PCA is a powerful tool in the data science toolkit. It's useful for dimensionality reduction, visualization, noise filtering, and more. Using the Scikit-learn library, we can quickly and efficiently implement PCA with a few lines of code, making it accessible for data scientists and engineers of all levels.

The greatest strength of PCA lies in its ability to transform the data into a smaller dimensional space, making it easier for other machine learning algorithms to digest. However, keep in mind that PCA is not always appropriate for every dataset or every problem. Some data distributions may not benefit from PCA, and in certain cases, valuable data may be lost during the dimensionality reduction process.

Therefore, while PCA is undeniably a powerful tool, like all tools, its efficacy depends on the context of its use. It's always important to understand your data and your specific needs before deciding on the appropriate preprocessing or machine learning techniques.
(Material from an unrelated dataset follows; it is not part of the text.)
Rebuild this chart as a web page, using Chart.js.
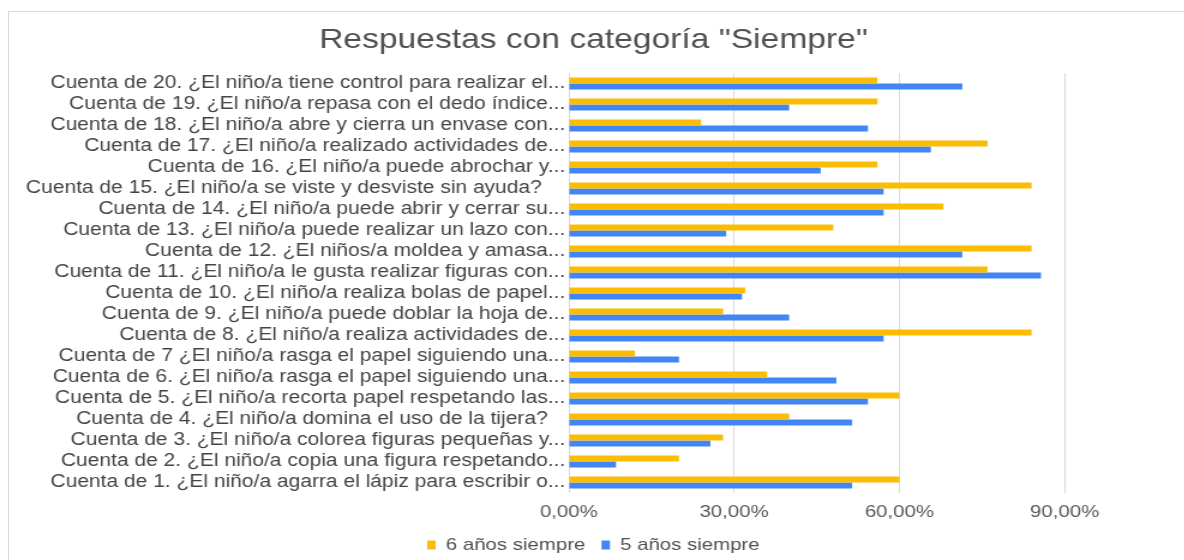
<!DOCTYPE html>
<html>
<head>
<meta charset="utf-8">
<script src="https://cdn.jsdelivr.net/npm/chart.js@4/dist/chart.umd.min.js"></script>
<style>
  html, body { margin: 0; padding: 0; background: #fff; }
  #wrap { position: relative; width: 1184px; height: 560px; overflow: hidden; background: #fff; }
  #frame { position: absolute; left: 8px; top: 11px; width: 1300px; height: 700px;
           border-left: 1px solid #d9d9d9; border-top: 1px solid #d9d9d9; }
  /* the reference picture is stretched sideways, so the canvas is too */
  #chart { position: absolute; left: 0; top: 0; width: 987px; height: 560px;
           transform: scaleX(1.2); transform-origin: 0 0; }
</style>
</head>
<body>
<div id="wrap">
  <div id="frame"></div>
  <canvas id="chart" width="987" height="560"></canvas>
</div>
<script>
const categories = [
    'Cuenta de 20. ¿El niño/a tiene control para realizar el...',
    'Cuenta de 19. ¿El niño/a repasa con el dedo índice...',
    'Cuenta de 18. ¿El niño/a abre y cierra un envase con...',
    'Cuenta de 17. ¿El niño/a realizado actividades de...',
    'Cuenta de 16. ¿El niño/a puede abrochar y...',
    'Cuenta de 15. ¿El niño/a se viste y desviste sin ayuda?    ',
    'Cuenta de 14. ¿El niño/a puede abrir y cerrar su...',
    'Cuenta de 13. ¿El niño/a puede realizar un lazo con...',
    'Cuenta de 12. ¿El niños/a moldea y amasa...',
    'Cuenta de 11. ¿El niño/a le gusta realizar figuras con...',
    'Cuenta de 10. ¿El niño/a realiza bolas de papel...',
    'Cuenta de 9. ¿El niño/a puede doblar la hoja de...',
    'Cuenta de 8. ¿El niño/a realiza actividades de...',
    'Cuenta de 7 ¿El niño/a rasga el papel siguiendo una...',
    'Cuenta de 6. ¿El niño/a rasga el papel siguiendo una...',
    'Cuenta de 5. ¿El niño/a recorta papel respetando las...',
    'Cuenta de 4. ¿El niño/a domina el uso de la tijera?   ',
    'Cuenta de 3. ¿El niño/a colorea figuras pequeñas y...',
    'Cuenta de 2. ¿El niño/a copia una figura respetando...',
    'Cuenta de 1. ¿El niño/a agarra el lápiz para escribir o...'
];

// percentages, same order as categories (20 -> 1)
const sixYears = [56, 56, 24, 76, 56, 84, 68, 48, 84, 76, 32, 28, 84, 12, 36, 60, 40, 28, 20, 60];
const fiveYears = [71.43, 40.00, 54.29, 65.71, 45.71, 57.14, 57.14, 28.57, 71.43, 85.71,
                   31.43, 40.00, 57.14, 20.00, 48.57, 54.29, 51.43, 25.71, 8.57, 51.43];

const seriesNames = ['6 años siempre', '5 años siempre'];
const xTickValues = [0, 30, 60, 90];
const chartTitle = 'Respuestas con categoría "Siempre"';

const fontFamily = '"Liberation Sans", Arial, sans-serif';

const ctx = document.getElementById('chart').getContext('2d');
new Chart(ctx, {
    type: 'bar',
    data: {
        labels: categories,
        datasets: [
            { label: seriesNames[0], data: sixYears, backgroundColor: '#FBBC04', borderWidth: 0 },
            { label: seriesNames[1], data: fiveYears, backgroundColor: '#4285F4', borderWidth: 0 }
        ]
    },
    options: {
        indexAxis: 'y',
        responsive: false,
        animation: false,
        devicePixelRatio: 1,
        datasets: { bar: { categoryPercentage: 0.57, barPercentage: 1.0 } },
        layout: { padding: { left: 10, right: 8, top: 11, bottom: 0 } },
        scales: {
            x: {
                min: 0,
                max: 110,
                afterBuildTicks: scale => { scale.ticks = xTickValues.map(v => ({ value: v })); },
                afterFit: scale => { scale.height = 30; },
                grid: { color: '#d9d9d9', lineWidth: 1, drawTicks: false },
                border: { display: false },
                ticks: {
                    padding: 9,
                    maxRotation: 0,
                    color: '#595959',
                    font: { family: fontFamily, size: 17 },
                    callback: v => v.toFixed(2).replace('.', ',') + '%'
                }
            },
            y: {
                afterFit: scale => { scale.width = 464; },
                grid: { display: false, drawTicks: false },
                border: { display: false },
                ticks: {
                    autoSkip: false,
                    padding: 3,
                    color: '#444444',
                    font: { family: fontFamily, size: 17.5 }
                }
            }
        },
        plugins: {
            title: {
                display: true,
                text: chartTitle,
                color: '#505050',
                font: { family: fontFamily, size: 28, weight: 'normal' },
                padding: { top: 12, bottom: 16.4 }
            },
            legend: {
                position: 'bottom',
                maxHeight: 37,
                labels: {
                    boxWidth: 7,
                    boxHeight: 9,
                    padding: 13.5,
                    color: '#505050',
                    font: { family: fontFamily, size: 17 }
                }
            },
            tooltip: { enabled: false }
        }
    }
});
</script>
</body>
</html>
Remember, the true power of machine learning and data science lies not in complex algorithms, but in their thoughtful application. Happy coding!

Additional Resources

For those interested in exploring further, consider these resources:

Scikit-learn User Guide: Scikit-learn's user guide is a comprehensive resource that provides detailed information about its functionalities, including PCA.

Coursera's Machine Learning Course: This course by Andrew Ng offers a deeper dive into PCA and other machine learning topics.

Python Data Science Handbook: This handbook by Jake VanderPlas provides a practical introduction to the Python data science stack, including Scikit-learn.

Now, you have a good understanding of how to use PCA using sklearn, and the world of data exploration awaits you! Keep learning, keep exploring, and keep innovating. There's no limit to what you can achieve with data science and machine learning.